When Trump campaign manager Corey Lewandowski was fired, Trump advisor Michael Caputo tweeted: “Ding dong the witch is dead!”  Hours later he was gone as well.

When Justine Sacco, corporate communications chief for InterActive Corp tweeted:  “Going to Africa.  Hope I don’t get AIDS.  Just kidding.  I’m White!” upon boarding a flight to Africa, was fired before her plane landed on the continent.

How can people, especially PR, and communications strategists who are supposed to be so savvy, be so stupid to say these things on Twitter?  Not to mention how can they think them at all?

The motto for everybody, whether in the public eye or not, is to be extra cautious with everything you put in writing.  Even former Secretary of State Clinton felt a sense of security with her private email server, and we’re seeing how that has worked out.

That’s why more and more people are using that thing called the telephone.  If you don’t want your words to come back and haunt you — the best thing is to not say them at all.  If you must say something in total confidence, use the telephone.

Twitter is one thing, because the user intends for it to be public.  But emailing is another.  Email has become our primary source of communication and people use it with a sense of confidentiality and security.  What more people should realize is that once something is put in an email, that record can be forwarded to others, or attached to a string of communications unintentionally.

The lesson here is common sense.  If you’re going to tweet or email, never do it in the heat of the moment.  If you need to get something off your chest, first take a few hours to cool off.  Chances are you will realize that lashing out in public or in writing will often do more harm to you than the person(s) you are venting at.

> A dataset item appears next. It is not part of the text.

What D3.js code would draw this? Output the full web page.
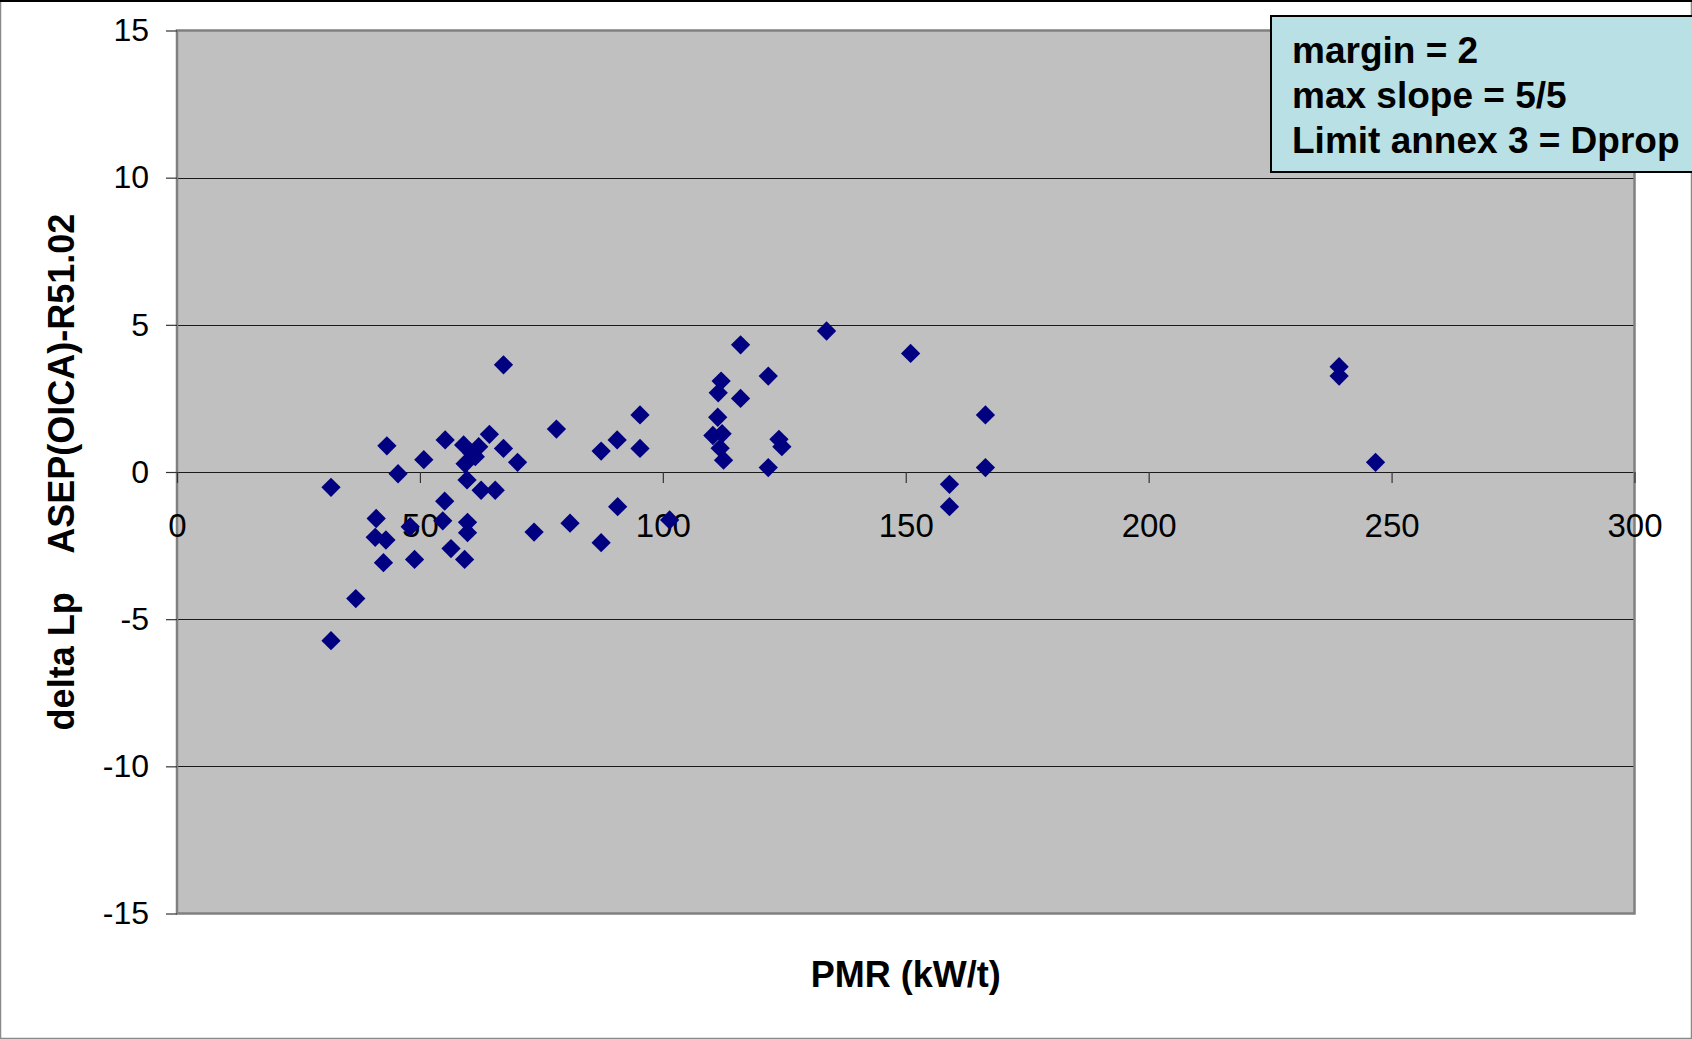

Staying on message: A basic PR lesson

You undoubtedly have heard the phrase, “stay on message.”  It is currently being used widely by the Republican leadership to advise Donald Trump who, it appears, will be the Republican nominee for the 2016 presidential election.

What does this mean in terms of public relations, marketing and branding?  Or is it just a meaningless cliche?

In the world of politics, messaging is tested over and over again, day in and day out.  Pollsters and advisors want to know what issues resonate with certain segments of the public.  When the statistics fall in line, they advise the candidate to focus on those messages — at least in that State or to that group.

Trump is a different animal, it seems.  He speaks his mind to whomever, with some notable exceptions.  Lately, he has been going way, way off message by pounding a Federal judge hearing a case against Trump University.  While one would think capturing the presidency is foremost on his mind, he seems obsessed with this case, which he could afford to quietly settle and make it all go away.

So during precious airtime, when he could be delivering messages about the economy, foreign affairs and a million other issues that impact Americans’ lives, he spends it blasting the judge as being “unfair.”

This has not gone unnoticed by the Republication leadership who are screaming and yelling for him to stop with the judge and “stay on message.”  You only get to be president once, maybe twice in your life, and why squander the opportunity over a court case that is essentially meaningless to him.

But in the case of Donald Trump (our firm is apolitical and doesn’t do political consulting) it is obvious his emotions get the better of him and he simply can’t control his impulses.  When he gets angry, when he feels wronged, he lashes out.  And it is obvious he doesn’t care where the chips fall.

There is a lesson to be learned for all companies and organizations in this.  Staying on message means keeping focused and maintaining a connection between yourself, your organization and your audiences.  By wandering off message, for whatever reason, you are loosening or cutting that connection and losing the attention and support of your audience.

Find out what messages resonate with your target markets and audiences, and when you have opportunities to communicate to them, don’t waste those precious opportunities on trivial matters.